A diode is a two-terminal electronic component that conducts electricity in only one direction, and only when a certain minimum potential difference, or voltage, is applied to its two terminals. Early diodes were used to convert AC to DC and to filter out the signal in radios. Diodes have since become ubiquitous, used to protect electronics, light our homes and send remote-control signals.
The Basic Structure
To understand the basis of a diode's use, it helps to look at a standard diode’s structure. The standard p-n diode has two semiconductors that make contact, forming an interface. Pure semiconductors don’t conduct, so metal impurities are added. In one semiconductor of the p-n diode, the contaminant metal gives up an electron easily; the other is likewise doped (impurified) with a metal that accepts an electron easily. At the interface, electrons move from one side to the other, making the atoms that the electrons left positively charged and the receiving atoms negative. This deviation from neutrality happens only at the interface. It creates an electric field so that electrons flowing in from an outside current mostly go from the electron-accepting side to the electron-donating side.
Early Diodes: Radios
This unidirectional property was first exploited in AM radios. The radio signal oscillates back and forth, creating an alternating current in the antenna. Before amplification, the signal must be made unidirectional. A radio’s diode therefore lets through the half of the signal moving the electrons in one direction, but not the other half. In short, the AC is turned into DC. Capacitors then filter out the high frequency, leaving only the audio signal, ready for amplification.

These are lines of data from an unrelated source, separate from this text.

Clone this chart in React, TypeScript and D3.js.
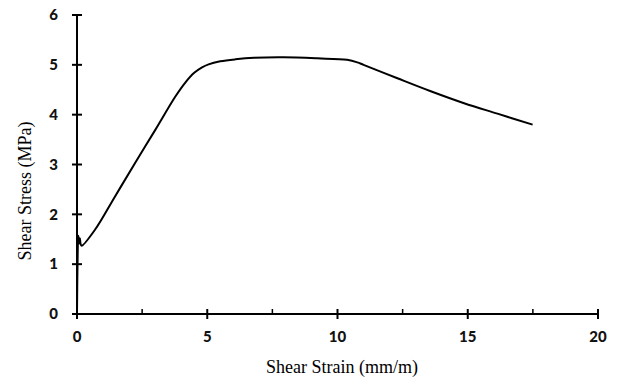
import React, { useEffect, useRef } from "react";
import * as d3 from "d3";

// strain (mm/m) vs stress (MPa)
const strain = [
  0, 0.02, 0.05, 0.08, 0.11, 0.14, 0.18, 0.69, 1.46, 2.23, 3.0, 3.77, 4.15,
  4.5, 4.8, 5.05, 5.5, 6.08, 6.8, 7.92, 9.22, 10.37, 10.76, 11.0, 12.3, 13.58,
  14.86, 16.14, 17.49,
];
const stress = [
  0, 1.0, 1.57, 1.42, 1.52, 1.4, 1.37, 1.69, 2.36, 3.03, 3.69, 4.36, 4.64,
  4.84, 4.95, 5.01, 5.07, 5.11, 5.14, 5.15, 5.13, 5.1, 5.05, 5.0, 4.73, 4.47,
  4.23, 4.02, 3.8,
];
const xTicks = [0, 5, 10, 15, 20];
const xMinorTicks = [2.5, 7.5, 12.5, 17.5];
const yTicks = [0, 1, 2, 3, 4, 5, 6];

export default function App() {
  const svgRef = useRef<SVGSVGElement>(null);

  useEffect(() => {
    const width = 622;
    const height = 378;
    const marginLeft = 77;
    const marginRight = 24;
    const marginTop = 15;
    const marginBottom = 64;

    const svg = d3.select(svgRef.current);
    svg.selectAll("*").remove();

    const x = d3
      .scaleLinear()
      .domain([0, 20])
      .range([marginLeft, width - marginRight]);
    const y = d3
      .scaleLinear()
      .domain([0, 6])
      .range([height - marginBottom, marginTop]);

    const tickFont = "Lato, 'Open Sans', sans-serif";
    const titleFont = "'Liberation Serif', 'Times New Roman', serif";

    // x axis
    const xAxis = svg
      .append("g")
      .attr("transform", `translate(0,${y(0)})`);
    xAxis
      .append("line")
      .attr("x1", x(0))
      .attr("x2", x(20))
      .attr("stroke", "#000")
      .attr("stroke-width", 2);
    xAxis
      .selectAll("line.major")
      .data(xTicks)
      .join("line")
      .attr("class", "major")
      .attr("x1", (d) => x(d))
      .attr("x2", (d) => x(d))
      .attr("y1", -5)
      .attr("y2", 5)
      .attr("stroke", "#000")
      .attr("stroke-width", 2);
    xAxis
      .selectAll("line.minor")
      .data(xMinorTicks)
      .join("line")
      .attr("class", "minor")
      .attr("x1", (d) => x(d))
      .attr("x2", (d) => x(d))
      .attr("y1", -5)
      .attr("y2", 0)
      .attr("stroke", "#000")
      .attr("stroke-width", 1.5);
    xAxis
      .selectAll("text")
      .data(xTicks)
      .join("text")
      .attr("x", (d) => x(d))
      .attr("y", 28)
      .attr("text-anchor", "middle")
      .attr("font-family", tickFont)
      .attr("font-weight", 900)
      .attr("font-size", 15)
      .attr("fill", "#111")
      .text((d) => d);

    // y axis
    const yAxis = svg
      .append("g")
      .attr("transform", `translate(${x(0)},0)`);
    yAxis
      .append("line")
      .attr("y1", y(0))
      .attr("y2", y(6))
      .attr("stroke", "#000")
      .attr("stroke-width", 2);
    yAxis
      .selectAll("line.tick")
      .data(yTicks)
      .join("line")
      .attr("class", "tick")
      .attr("x1", -5)
      .attr("x2", 5)
      .attr("y1", (d) => y(d))
      .attr("y2", (d) => y(d))
      .attr("stroke", "#000")
      .attr("stroke-width", 2);
    yAxis
      .selectAll("text")
      .data(yTicks)
      .join("text")
      .attr("x", -19)
      .attr("y", (d) => y(d))
      .attr("dy", "0.35em")
      .attr("text-anchor", "end")
      .attr("font-family", tickFont)
      .attr("font-weight", 900)
      .attr("font-size", 15)
      .attr("fill", "#111")
      .text((d) => d);

    // curve
    const points = strain.map((s, i) => [s, stress[i]] as [number, number]);
    const line = d3
      .line<[number, number]>()
      .x((d) => x(d[0]))
      .y((d) => y(d[1]))
      .curve(d3.curveCatmullRom.alpha(0.5));
    svg
      .append("path")
      .datum(points)
      .attr("fill", "none")
      .attr("stroke", "#000")
      .attr("stroke-width", 2)
      .attr("stroke-linejoin", "round")
      .attr("d", line);

    // axis titles
    svg
      .append("text")
      .attr("x", 342)
      .attr("y", 373)
      .attr("text-anchor", "middle")
      .attr("font-family", titleFont)
      .attr("font-size", 18)
      .attr("fill", "#000")
      .text("Shear Strain (mm/m)");
    svg
      .append("text")
      .attr("transform", "translate(31,191) rotate(-90)")
      .attr("text-anchor", "middle")
      .attr("font-family", titleFont)
      .attr("font-size", 18)
      .attr("fill", "#000")
      .text("Shear Stress (MPa)");
  }, []);

  return (
    <svg
      ref={svgRef}
      width={622}
      height={378}
      style={{ position: "absolute", left: 0, top: 0, background: "#fff" }}
    />
  );
}
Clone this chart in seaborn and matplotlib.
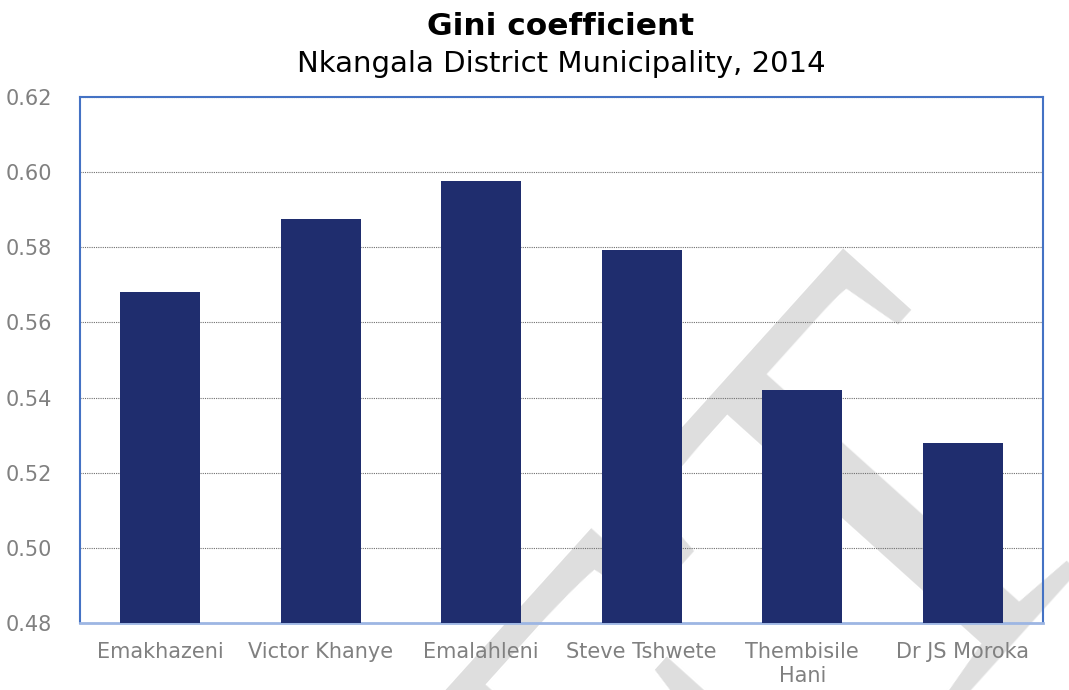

If you apply a voltage across a diode, electrons from the electrical current moving around the electrical circuit will emit a specific wavelength of light when attaching to the impurity that accepts an electron. This is how light-emitting diodes (LEDs) produce light. The electrons then move across the semiconductor interface because of the electric field in between, cross the semiconductor that donates electrons, and continue on to the back end of the voltage source to complete the circuit.
Photodiodes and Light-Sensitive Diodes
Just as diodes can produce light, they can also create current when they receive it. The two types work together in a remote-control device, for example, for your television. The latter is how photovoltaic panels work. Two diodes emit light from your remote: One emits visible light to let you know the signal is being sent; the other emits a binary signal at an invisible wavelength (thus the need for the visible photodiode). The photons hit the electron-donating semiconductor, freeing electrons and giving them kinetic energy. The kinetic energy can translate in only one direction, since only one direction of electrical current is allowed. This is the same way that solar panels work, translating photons from the sun into electrical current in one direction only.
A diode can protect circuitry from improperly inserted batteries. The polarity will be incorrect, but it won’t damage the circuitry past the diode, which allows only a faint current through. Diodes also play a role in surge protectors. So-called “avalanche” diodes lead to a ground wire, but they don’t let regular current through because of their unidirectional orientation. At a high-enough voltage, a diode will let voltage through. When voltage surges far above operational levels, the avalanche diode opens up and lets the extra voltage out through the ground wire.